We Need Chaos

idiareno
3 min readJul 26, 2023

Stability is the enemy of progress. Yes, I said it. I cringe to pen the words, but it makes so much sense to me now. Maybe not in our personal lives but in the world of business, markets and products, stability of the environment leads to stagnation.

When a category doesn’t experience intense rivalry between players, the overall quality of services, products, advertising, and customer choice inevitably becomes mediocre. We are wired to give our best mostly when in the mix of a challenging environment. Ease hardly creates excellence.

Chaos is needed.

This is why governments enforce anti-trust regulations. In principle, these laws exist to encourage competition by limiting the market power of any firm. In practice, it happens that ‘gentlemen’s agreements’ happen where firms collude to stifle competition, usually under the premise of not competing away profits for everyone.

Once companies in a sector begin to collude to keep new players out or to arbitrarily keep prices high, governments who know why they exist pull the rug from under them. Companies need to actively be competing for customers to get the best value. This shouldn’t be left to governments, competing firms should drive this on their own.
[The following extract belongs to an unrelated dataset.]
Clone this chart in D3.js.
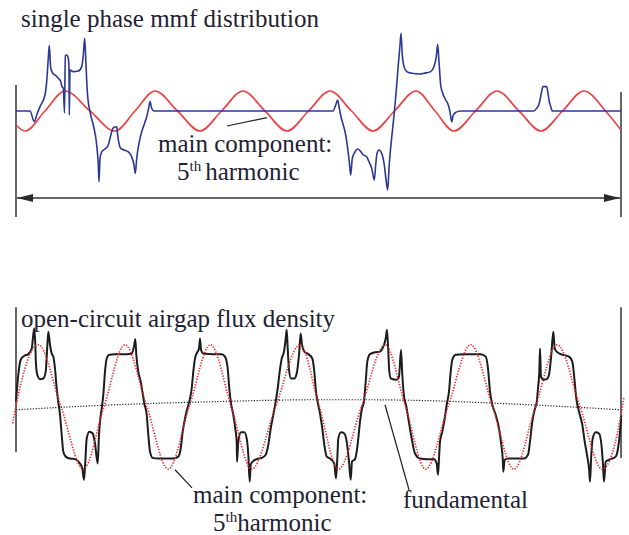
<!DOCTYPE html>
<html>
<head>
<meta charset="utf-8">
<script src="https://cdn.jsdelivr.net/npm/d3@7"></script>
<style>
  html, body { margin: 0; padding: 0; background: #fff; }
  svg { display: block; }
</style>
</head>
<body>
<svg id="chart" width="629" height="535"></svg>
<script>
// Position along the airgap circumference (mm), 0 .. 121
const spanMM = [0, 121];

// ---- Upper plot: single phase mmf (per unit) ----
const mmfX = [0, 2.8, 3.66, 4.14, 4.8, 5.8, 6.14, 6.46, 6.66, 6.94, 7.34, 7.8, 8.46, 8.94, 9.2, 9.46, 9.7, 9.86, 10.14, 10.46, 10.6, 10.66, 10.8, 11.46, 12.46, 13.14, 13.46, 13.74, 14.0, 14.26, 14.8, 15.46, 16.14, 16.46, 16.6, 16.8, 17.14, 17.8, 18.46, 18.8, 19.14, 19.46, 20.14, 20.26, 20.54, 20.94, 21.6, 22.46, 23.14, 23.6, 23.86, 24.14, 24.66, 25.14, 25.6, 26.14, 26.54, 26.8, 27.14, 27.6,
  63.4, 63.94, 64.34, 64.6, 65.0, 65.46, 65.94, 66.34, 66.66, 66.94, 67.26, 67.8, 68.34, 68.86, 69.46, 70.14, 70.6, 71.14, 71.66, 71.94, 72.2, 72.6, 73.14, 73.66, 74.06, 74.34, 74.6, 74.86, 75.26, 75.54, 75.8, 76.14, 76.46, 76.8, 77.0, 77.26, 77.6, 78.14, 79.14, 80.8, 81.6, 82.94, 83.6, 84.06, 84.34, 84.6, 84.94, 85.34, 85.94, 86.46, 86.8, 87.14, 87.46, 87.94, 88.94,
  103.6, 104.14, 104.54, 104.8, 105.06, 105.4, 106.14, 106.4, 106.6, 106.94, 107.26, 121];
const mmfY = [0, 0, -0.54, -0.2, 0.22, 0.8, 1.47, 2.65, 3.27, 2.15, 1.9, 1.8, 1.64, 1.47, 1.22, 1.14, -0.1, 2.77, 2.8, 2.64, 2.14, -0.2, 2.05, 1.97, 2.0, 2.22, 2.8, 3.64, 2.3, 0.97, -0.04, -0.7, -1.7, -2.7, -3.54, -2.37, -2.04, -1.9, -1.7, -1.37, -1.04, -0.84, -0.79, -1.04, -1.54, -1.87, -1.95, -2.04, -2.29, -2.7, -3.12, -2.37, -1.54, -1.04, -0.7, -0.29, 0.14, 0.47, 0.14, 0,
  0, 0.3, 0.55, 0.22, -0.29, -0.7, -1.2, -1.87, -2.54, -3.2, -2.37, -2.04, -1.9, -2.0, -2.2, -2.29, -2.54, -2.87, -3.45, -2.7, -2.12, -1.95, -2.12, -2.7, -3.54, -3.95, -2.87, -2.04, -1.04, -0.37, 0.3, 1.3, 2.3, 3.3, 3.89, 2.8, 2.22, 1.97, 1.89, 1.85, 1.89, 1.97, 2.22, 2.72, 3.34, 2.47, 1.3, 0.89, 0.55, 0.3, -0.04, -0.54, -0.2, -0.07, 0,
  0, 0.14, 0.3, 0.55, 0.89, 1.22, 1.22, 0.89, 0.55, 0.22, 0, 0];

// main component of the mmf (5th harmonic): extremes and zero crossings
const mmf5X = [0, 1.8, 5.8, 9.8, 14.8, 19.8, 23.8, 27.8, 32.3, 36.8, 41.1, 45.4, 49.8, 54.2, 58.5, 62.8, 67.1, 71.4, 75.7, 80.0, 83.8, 87.6, 91.9, 96.2, 100.6, 105.0, 109.3, 113.6, 117.9, 121];
const mmf5Y = [-0.7, -1, 0, 1, 0, -1, 0, 1, 0, -1, 0, 1, 0, -1, 0, 1, 0, -1, 0, 1, 0, -1, 0, 1, 0, -1, 0, 1, 0, -0.95];

// ---- Lower plot: open-circuit airgap flux density (T) ----
const fluxX = [0, 0.46, 0.94, 1.6, 2.46, 3.14, 3.46, 3.66, 3.86, 4.0, 4.26, 4.8, 5.46, 5.94, 6.2, 6.46, 6.8, 7.14, 7.46, 7.8, 8.14, 8.46, 8.8, 9.14, 9.46, 9.94, 10.8, 11.8, 12.8, 13.26, 13.6, 13.86, 14.14, 14.66, 15.34, 15.8, 16.34, 16.6, 16.8, 17.14, 17.46, 17.8, 18.14, 18.66, 19.8,
  22.14, 23.14, 23.66, 23.86, 24.06, 24.46, 24.94, 25.34, 25.66, 26.14, 26.46, 26.8, 27.34, 28.46, 31.46, 32.46, 32.94, 33.34, 33.8, 34.26, 34.66, 35.14, 35.46, 35.8, 36.26, 36.6, 36.8, 37.0, 37.46, 39.46,
  41.14, 41.8, 42.34, 42.66, 43.0, 43.46, 43.94, 44.14, 44.2, 44.46, 45.0, 45.66, 46.14, 46.46, 46.74, 46.94, 47.34, 48.14, 49.14, 49.94, 50.46, 50.94, 51.46, 51.94, 52.34, 52.74, 53.14, 53.6, 53.94, 54.14, 54.34, 54.6, 55.0, 55.66, 56.14, 56.6, 56.94, 57.2, 57.66, 58.46,
  59.26, 59.66, 60.0, 60.34, 60.8, 61.26, 61.66, 62.14, 62.8, 63.66, 64.0, 64.26, 64.46, 65.0, 65.66, 66.14, 66.6, 66.94, 67.2, 67.8, 68.14, 68.46, 68.8, 69.14, 69.6, 69.94, 70.26, 70.8, 71.8, 72.8, 73.46, 73.94, 74.2, 74.46, 74.66, 75.0, 76.14, 76.6, 77.0, 77.26, 77.66, 78.0, 78.46, 79.14, 79.8, 80.8,
  82.26, 83.6, 84.14, 84.4, 84.6, 84.8, 85.26, 85.74, 86.14, 86.6, 86.94, 87.26, 87.94, 89.6, 92.94, 93.94, 94.4, 94.8, 95.26, 95.94, 96.6, 97.06, 97.34, 97.46, 97.74, 98.6, 101.6, 102.4, 102.8, 103.26, 103.74, 104.14, 104.4, 104.66, 104.8, 105.0, 105.46, 106.14, 106.6, 107.06, 107.46, 107.74, 108.14, 108.94,
  110.6, 111.26, 111.6, 112.06, 112.6, 113.26, 113.74, 114.26, 114.6, 114.8, 115.06, 115.34, 115.94, 116.6, 117.06, 117.4, 117.6, 117.94, 118.94, 119.94, 120.4, 120.8, 121.06];
const fluxY = [0.07, 0.5, 0.74, 0.8, 0.83, 0.92, 1.14, 1.24, 0.98, 0.66, 0.5, 0.43, 0.44, 0.55, 0.87, 1.19, 0.98, 0.84, 0.79, 0.6, 0.28, 0.06, -0.14, -0.46, -0.73, -0.81, -0.84, -0.85, -0.92, -1.0, -1.18, -0.89, -0.52, -0.41, -0.44, -0.6, -0.92, -0.46, -0.25, -0.04, 0.18, 0.55, 0.76, 0.82, 0.83,
  0.83, 0.84, 0.98, 1.07, 0.82, 0.55, 0.39, 0.2, 0.04, -0.14, -0.46, -0.73, -0.83, -0.84, -0.84, -0.81, -0.68, -0.41, -0.2, -0.04, 0.07, 0.28, 0.55, 0.76, 0.86, 0.92, 1.08, 0.9, 0.84, 0.83,
  0.83, 0.79, 0.6, 0.28, 0.04, -0.14, -0.41, -0.57, -0.89, -0.57, -0.42, -0.42, -0.52, -0.78, -1.21, -0.94, -0.89, -0.85, -0.83, -0.78, -0.62, -0.36, -0.14, 0.07, 0.28, 0.55, 0.76, 0.87, 1.08, 1.22, 0.92, 0.58, 0.44, 0.44, 0.52, 0.82, 1.16, 0.98, 0.87, 0.83,
  0.76, 0.55, 0.23, 0.06, -0.12, -0.36, -0.62, -0.81, -0.84, -0.92, -1.16, -0.84, -0.52, -0.42, -0.44, -0.57, -0.89, -1.18, -0.89, -0.85, -0.73, -0.52, -0.25, -0.06, 0.08, 0.39, 0.71, 0.83, 0.86, 0.87, 0.95, 1.08, 1.22, 0.87, 0.55, 0.44, 0.42, 0.47, 0.9, 0.5, 0.12, 0.02, -0.2, -0.52, -0.76, -0.84,
  -0.85, -0.85, -0.92, -1.1, -0.84, -0.57, -0.41, -0.2, 0.02, 0.23, 0.55, 0.74, 0.82, 0.83, 0.83, 0.79, 0.6, 0.23, 0.02, -0.14, -0.36, -0.62, -0.84, -1.05, -0.86, -0.84, -0.84, -0.78, -0.57, -0.25, -0.06, 0.06, 0.28, 0.55, 0.92, 0.47, 0.42, 0.43, 0.5, 0.82, 1.19, 0.92, 0.87, 0.83,
  0.79, 0.71, 0.5, 0.12, -0.09, -0.3, -0.57, -0.81, -1.0, -1.21, -0.78, -0.52, -0.42, -0.44, -0.6, -0.94, -1.21, -0.89, -0.85, -0.81, -0.68, -0.41, -0.14];

// main component of the flux density (5th harmonic)
const flux5X = [-0.66, 0, 4.46, 8.96, 13.46, 17.63, 21.8, 26.13, 30.46, 34.68, 38.9, 43.02, 47.14, 51.97, 56.8, 60.63, 64.46, 69.13, 73.8, 77.87, 81.94, 86.44, 90.94, 95.27, 99.6, 103.93, 108.26, 112.76, 117.26, 121.3, 121.6];
const flux5Y = [-0.28, 0, 0.98, 0, -1.01, 0, 0.98, 0, -1.01, 0, 0.98, 0, -1.01, 0, 0.98, 0, -1.01, 0, 0.98, 0, -1.01, 0, 0.98, 0, -1.01, 0, 0.98, 0, -1.01, 0, 0.15];

// fundamental of the flux density
const flux1X = [0, 20, 40, 60, 70, 80, 100, 121];
const flux1Y = [-0.06, 0.02, 0.07, 0.1, 0.1, 0.09, 0.03, -0.06];

const serif = "'Liberation Serif', 'Times New Roman', Times, 'DejaVu Serif', serif";
const ink = "#1f2233";

const svg = d3.select("#chart");
const zip = (xs, ys) => xs.map((x, i) => [x, ys[i]]);

// shared horizontal scale for both plots
const x = d3.scaleLinear().domain(spanMM).range([16, 621]);
const yTop = d3.scaleLinear().domain([-4, 4]).range([191, 31]);
const yBot = d3.scaleLinear().domain([-1.5, 1.5]).range([499.75, 312.25]);

const lineTop = d3.line().x(d => x(d[0])).y(d => yTop(d[1])).curve(d3.curveMonotoneX);
const lineBot = d3.line().x(d => x(d[0])).y(d => yBot(d[1])).curve(d3.curveMonotoneX);

function label(g, px, py, str) {
  return g.append("text").attr("x", px).attr("y", py)
    .attr("font-family", serif).attr("font-size", 25).attr("fill", ink)
    .text(str);
}
function harmonicLabel(g, px, py, gap) {
  const t = g.append("text").attr("x", px).attr("y", py)
    .attr("font-family", serif).attr("font-size", 25).attr("fill", ink);
  t.append("tspan").text("5");
  t.append("tspan").attr("font-size", 15).attr("dy", -9).text("th");
  t.append("tspan").attr("dy", 9).attr("dx", gap).text("harmonic");
  return t;
}

// arrowhead for the span marker
const defs = svg.append("defs");
defs.append("marker")
  .attr("id", "head")
  .attr("viewBox", "0 0 16 8")
  .attr("refX", 16).attr("refY", 4)
  .attr("markerWidth", 16).attr("markerHeight", 8)
  .attr("markerUnits", "userSpaceOnUse")
  .attr("orient", "auto-start-reverse")
  .append("path").attr("d", "M0,0 L16,4 L0,8 Z").attr("fill", "#2a2a2a");

const frame = "#333";

// ---------- upper plot ----------
const gt = svg.append("g");
gt.append("line")
  .attr("x1", x(0)).attr("x2", x(0))
  .attr("y1", yTop(1.3)).attr("y2", yTop(-5.3))
  .attr("stroke", frame).attr("stroke-width", 1.5);
gt.append("line")
  .attr("x1", x(121)).attr("x2", x(121))
  .attr("y1", yTop(0.95)).attr("y2", yTop(-5.3))
  .attr("stroke", frame).attr("stroke-width", 1.5);
gt.append("line")
  .attr("x1", x(0.2)).attr("x2", x(120.8))
  .attr("y1", yTop(-4.35)).attr("y2", yTop(-4.35))
  .attr("stroke", frame).attr("stroke-width", 1.3)
  .attr("marker-start", "url(#head)").attr("marker-end", "url(#head)");

gt.append("path")
  .attr("d", lineTop(zip(mmf5X, mmf5Y)))
  .attr("fill", "none").attr("stroke", "#e8464b").attr("stroke-width", 1.7);
gt.append("path")
  .attr("d", lineTop(zip(mmfX, mmfY)))
  .attr("fill", "none").attr("stroke", "#2c3894").attr("stroke-width", 1.6)
  .attr("stroke-linejoin", "round");

// leader for the main component
gt.append("line")
  .attr("x1", x(42.2)).attr("y1", yTop(-0.75))
  .attr("x2", x(50.2)).attr("y2", yTop(-0.33))
  .attr("stroke", "#222").attr("stroke-width", 1.2);

label(gt, 21, 26.5, "single phase mmf distribution");
label(gt, 158, 152, "main component:");
harmonicLabel(gt, 177, 180, 4);

// ---------- lower plot ----------
const gb = svg.append("g");
gb.append("line")
  .attr("x1", x(0)).attr("x2", x(0))
  .attr("y1", yBot(1.58)).attr("y2", yBot(-0.74))
  .attr("stroke", frame).attr("stroke-width", 1.5);
gb.append("line")
  .attr("x1", x(121)).attr("x2", x(121))
  .attr("y1", yBot(1.58)).attr("y2", yBot(-0.83))
  .attr("stroke", frame).attr("stroke-width", 1.5);

gb.append("path")
  .attr("d", lineBot(zip(flux1X, flux1Y)))
  .attr("fill", "none").attr("stroke", "#222").attr("stroke-width", 1.2)
  .attr("stroke-dasharray", "1.2,1.6");
gb.append("path")
  .attr("d", lineBot(zip(fluxX, fluxY)))
  .attr("fill", "none").attr("stroke", "#1c1c1c").attr("stroke-width", 2)
  .attr("stroke-linejoin", "round");
gb.append("path")
  .attr("d", lineBot(zip(flux5X, flux5Y)))
  .attr("fill", "none").attr("stroke", "#e5302f").attr("stroke-width", 1.7)
  .attr("stroke-dasharray", "1.3,1.5");

// leaders
gb.append("line")
  .attr("x1", x(31.8)).attr("y1", yBot(-1.02))
  .attr("x2", x(35.2)).attr("y2", yBot(-1.31))
  .attr("stroke", "#222").attr("stroke-width", 1.2);
gb.append("line")
  .attr("x1", x(73.8)).attr("y1", yBot(0.02))
  .attr("x2", x(78.6)).attr("y2", yBot(-1.34))
  .attr("stroke", "#222").attr("stroke-width", 1.2);

label(gb, 21, 327, "open-circuit airgap flux density");
label(gb, 193, 503, "main component:");
harmonicLabel(gb, 213, 531, 0);
label(gb, 403, 508, "fundamental");
</script>
</body>
</html>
When was the last time you saw an industry where a particular player always launched a new service or innovation that didn’t provoke its competitors to ‘respond’? In a previous life, that word gave me constant whiplash. ‘Responding’ to the competition was not to be debated, it was an imperative. At the time I probably thought it was excessive but now I see that not only did we give our best work in such periods of chaos, the customers were spoilt for choice as competing players did their best to attract their patronage.
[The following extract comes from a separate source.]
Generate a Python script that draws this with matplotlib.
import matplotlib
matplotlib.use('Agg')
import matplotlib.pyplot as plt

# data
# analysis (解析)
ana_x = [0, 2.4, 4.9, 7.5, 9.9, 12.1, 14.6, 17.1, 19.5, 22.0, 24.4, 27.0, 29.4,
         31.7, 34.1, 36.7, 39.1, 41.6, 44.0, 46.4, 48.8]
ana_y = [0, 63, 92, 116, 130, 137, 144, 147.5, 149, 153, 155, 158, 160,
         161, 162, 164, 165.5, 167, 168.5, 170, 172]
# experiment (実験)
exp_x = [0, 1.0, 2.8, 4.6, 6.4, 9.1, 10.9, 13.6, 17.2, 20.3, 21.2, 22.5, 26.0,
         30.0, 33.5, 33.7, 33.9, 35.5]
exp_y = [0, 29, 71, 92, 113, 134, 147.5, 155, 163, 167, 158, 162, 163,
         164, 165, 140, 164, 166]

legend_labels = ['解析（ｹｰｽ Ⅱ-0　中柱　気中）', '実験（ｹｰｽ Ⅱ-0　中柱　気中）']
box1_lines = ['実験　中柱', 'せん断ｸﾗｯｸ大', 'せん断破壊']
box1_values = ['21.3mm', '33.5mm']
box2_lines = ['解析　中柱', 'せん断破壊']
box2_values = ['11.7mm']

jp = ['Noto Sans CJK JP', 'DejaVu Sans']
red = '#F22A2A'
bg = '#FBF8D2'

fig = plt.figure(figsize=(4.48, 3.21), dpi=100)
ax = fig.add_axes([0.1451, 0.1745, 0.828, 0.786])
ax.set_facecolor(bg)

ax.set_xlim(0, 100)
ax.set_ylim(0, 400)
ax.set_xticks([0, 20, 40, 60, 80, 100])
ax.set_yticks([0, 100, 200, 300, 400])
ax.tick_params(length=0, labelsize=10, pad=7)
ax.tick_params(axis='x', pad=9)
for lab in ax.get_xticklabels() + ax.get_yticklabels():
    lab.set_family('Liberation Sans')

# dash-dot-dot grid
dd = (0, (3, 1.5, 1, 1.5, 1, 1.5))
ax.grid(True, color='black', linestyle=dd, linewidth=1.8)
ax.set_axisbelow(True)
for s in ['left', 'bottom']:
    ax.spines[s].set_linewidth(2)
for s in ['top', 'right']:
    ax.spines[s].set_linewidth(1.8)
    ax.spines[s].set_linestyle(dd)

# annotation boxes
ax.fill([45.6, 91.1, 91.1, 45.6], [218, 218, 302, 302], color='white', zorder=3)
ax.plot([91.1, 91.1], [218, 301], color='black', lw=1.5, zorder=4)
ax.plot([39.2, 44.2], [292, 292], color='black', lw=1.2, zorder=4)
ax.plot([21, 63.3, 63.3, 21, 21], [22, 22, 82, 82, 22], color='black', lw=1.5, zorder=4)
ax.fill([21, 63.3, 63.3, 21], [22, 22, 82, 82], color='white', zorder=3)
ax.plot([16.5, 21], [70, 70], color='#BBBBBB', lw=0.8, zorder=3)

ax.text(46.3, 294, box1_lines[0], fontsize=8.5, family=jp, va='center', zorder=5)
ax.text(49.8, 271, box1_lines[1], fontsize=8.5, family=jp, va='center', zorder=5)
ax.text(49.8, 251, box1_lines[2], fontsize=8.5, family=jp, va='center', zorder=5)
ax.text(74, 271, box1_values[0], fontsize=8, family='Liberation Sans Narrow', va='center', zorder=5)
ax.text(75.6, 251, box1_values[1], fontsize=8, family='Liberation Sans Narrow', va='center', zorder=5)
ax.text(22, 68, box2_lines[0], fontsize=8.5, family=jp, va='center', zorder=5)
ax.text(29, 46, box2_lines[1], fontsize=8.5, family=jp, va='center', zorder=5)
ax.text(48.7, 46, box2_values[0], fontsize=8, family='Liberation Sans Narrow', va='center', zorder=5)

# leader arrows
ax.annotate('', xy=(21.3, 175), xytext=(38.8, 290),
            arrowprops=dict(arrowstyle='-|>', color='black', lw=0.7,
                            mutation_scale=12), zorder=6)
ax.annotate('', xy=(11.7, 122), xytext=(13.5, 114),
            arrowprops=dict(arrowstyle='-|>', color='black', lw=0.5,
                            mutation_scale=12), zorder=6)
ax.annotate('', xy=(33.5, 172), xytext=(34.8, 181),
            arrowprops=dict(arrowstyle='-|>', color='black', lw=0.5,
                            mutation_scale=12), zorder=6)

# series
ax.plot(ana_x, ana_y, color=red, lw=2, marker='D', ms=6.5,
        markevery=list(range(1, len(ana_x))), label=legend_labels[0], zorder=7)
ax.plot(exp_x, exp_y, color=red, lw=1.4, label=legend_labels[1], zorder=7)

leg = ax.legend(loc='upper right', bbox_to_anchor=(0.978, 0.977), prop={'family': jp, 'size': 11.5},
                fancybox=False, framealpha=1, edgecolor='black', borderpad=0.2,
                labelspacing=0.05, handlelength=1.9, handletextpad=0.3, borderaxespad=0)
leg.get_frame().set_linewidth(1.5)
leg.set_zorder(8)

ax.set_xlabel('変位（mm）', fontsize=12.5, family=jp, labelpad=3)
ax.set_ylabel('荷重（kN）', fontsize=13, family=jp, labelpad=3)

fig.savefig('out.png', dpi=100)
In recent times there sometimes seems to be a conspiracy of mediocrity. Many sectors are showing an almost gentlemanly agreement to push out sameness. If I don’t rock your boat, you wont rock my boat. The customers are ultimately the losers here as most of those who should be competing to delight them are trying rather not to push too far ahead of the pack, lest too much value is destroyed.

I understand this. No one wants to have increasing costs and shrinking profits but this will happen anyway if we all try not to rock the boat. Companies and their brands need to be pushing the edges of innovation as much as they can to create new value that can be monetized.
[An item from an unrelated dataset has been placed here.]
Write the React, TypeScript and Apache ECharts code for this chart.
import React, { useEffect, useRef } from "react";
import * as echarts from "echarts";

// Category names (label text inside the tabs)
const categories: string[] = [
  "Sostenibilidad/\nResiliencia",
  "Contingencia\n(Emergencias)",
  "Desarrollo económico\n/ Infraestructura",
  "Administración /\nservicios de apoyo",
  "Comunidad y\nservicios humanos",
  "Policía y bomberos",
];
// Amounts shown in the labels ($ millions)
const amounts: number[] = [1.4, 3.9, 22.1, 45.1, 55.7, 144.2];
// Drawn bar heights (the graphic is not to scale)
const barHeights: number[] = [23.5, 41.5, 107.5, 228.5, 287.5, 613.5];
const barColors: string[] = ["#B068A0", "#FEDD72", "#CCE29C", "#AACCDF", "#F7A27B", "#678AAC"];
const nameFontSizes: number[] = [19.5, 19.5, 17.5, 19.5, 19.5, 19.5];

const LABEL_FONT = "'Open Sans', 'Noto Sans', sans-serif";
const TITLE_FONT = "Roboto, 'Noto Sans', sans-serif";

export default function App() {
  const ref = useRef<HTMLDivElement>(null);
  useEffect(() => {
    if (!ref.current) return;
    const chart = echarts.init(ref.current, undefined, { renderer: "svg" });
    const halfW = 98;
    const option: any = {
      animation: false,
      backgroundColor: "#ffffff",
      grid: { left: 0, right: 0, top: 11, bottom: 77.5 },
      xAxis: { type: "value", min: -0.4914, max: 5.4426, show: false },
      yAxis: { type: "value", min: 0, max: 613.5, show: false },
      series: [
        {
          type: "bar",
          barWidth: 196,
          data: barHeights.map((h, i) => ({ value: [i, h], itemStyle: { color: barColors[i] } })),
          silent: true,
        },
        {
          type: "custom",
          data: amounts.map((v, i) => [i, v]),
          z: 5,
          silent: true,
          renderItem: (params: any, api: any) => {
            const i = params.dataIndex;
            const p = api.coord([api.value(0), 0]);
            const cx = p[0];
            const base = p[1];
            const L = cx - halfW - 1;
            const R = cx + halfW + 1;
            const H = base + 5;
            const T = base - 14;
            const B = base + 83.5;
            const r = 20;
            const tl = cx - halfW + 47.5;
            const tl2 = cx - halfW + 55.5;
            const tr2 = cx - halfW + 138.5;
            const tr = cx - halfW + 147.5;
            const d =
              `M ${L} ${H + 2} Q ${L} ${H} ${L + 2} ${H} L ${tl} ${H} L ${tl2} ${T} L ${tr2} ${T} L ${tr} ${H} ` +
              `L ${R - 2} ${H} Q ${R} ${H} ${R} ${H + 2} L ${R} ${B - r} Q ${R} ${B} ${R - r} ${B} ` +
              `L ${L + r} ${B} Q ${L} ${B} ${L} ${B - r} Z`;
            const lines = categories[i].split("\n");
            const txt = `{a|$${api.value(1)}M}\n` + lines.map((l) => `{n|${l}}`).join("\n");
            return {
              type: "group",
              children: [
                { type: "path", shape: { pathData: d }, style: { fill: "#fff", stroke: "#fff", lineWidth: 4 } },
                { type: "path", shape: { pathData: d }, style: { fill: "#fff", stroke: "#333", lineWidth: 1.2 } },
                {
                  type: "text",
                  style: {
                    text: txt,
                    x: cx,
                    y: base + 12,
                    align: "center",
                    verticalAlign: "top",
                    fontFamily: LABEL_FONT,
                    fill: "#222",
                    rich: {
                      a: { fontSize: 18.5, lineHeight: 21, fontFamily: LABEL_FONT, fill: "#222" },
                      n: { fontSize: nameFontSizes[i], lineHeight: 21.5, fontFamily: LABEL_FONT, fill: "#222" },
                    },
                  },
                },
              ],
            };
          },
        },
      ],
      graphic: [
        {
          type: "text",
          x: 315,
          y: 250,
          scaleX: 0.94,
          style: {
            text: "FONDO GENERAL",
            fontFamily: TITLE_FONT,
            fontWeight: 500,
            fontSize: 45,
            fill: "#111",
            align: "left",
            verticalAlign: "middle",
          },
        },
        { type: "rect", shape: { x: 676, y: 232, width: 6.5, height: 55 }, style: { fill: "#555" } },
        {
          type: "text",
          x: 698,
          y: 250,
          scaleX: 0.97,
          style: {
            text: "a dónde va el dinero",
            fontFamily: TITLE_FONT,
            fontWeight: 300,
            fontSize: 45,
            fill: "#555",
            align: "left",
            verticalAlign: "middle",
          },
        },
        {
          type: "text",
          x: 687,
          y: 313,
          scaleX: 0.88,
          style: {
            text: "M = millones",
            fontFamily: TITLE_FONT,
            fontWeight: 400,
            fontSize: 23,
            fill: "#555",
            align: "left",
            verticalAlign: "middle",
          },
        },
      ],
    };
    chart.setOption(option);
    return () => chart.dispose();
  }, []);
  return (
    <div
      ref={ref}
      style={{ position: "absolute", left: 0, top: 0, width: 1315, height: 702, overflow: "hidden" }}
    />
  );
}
When Meta pushed out its Threads app within days of the tweet restriction drama from Twitter HQ, it was a breath of fresh air for text based social networking. Elon Musk had gotten so comfortable with the idea that Twitter (or X…jeez) could never be bested. The jury is out on how well Threads will fare but mercifully twitter users will be better respected by their landlord because a stronger challenger has entered their orbit.

Source: www.gulfnews.com

The only way for advances in product development, markets and new customers to rise a slumbering sector, indeed an economy is when we embrace chaos.

The struggle to delight, to best others in a field where we play must be embraced.

Let us not embrace the uncertain illusion of calm to avoid value destruction

New value will emerge when we seek out chaos.

That prickly man in Westeros said it best ‘Chaos is a ladder’.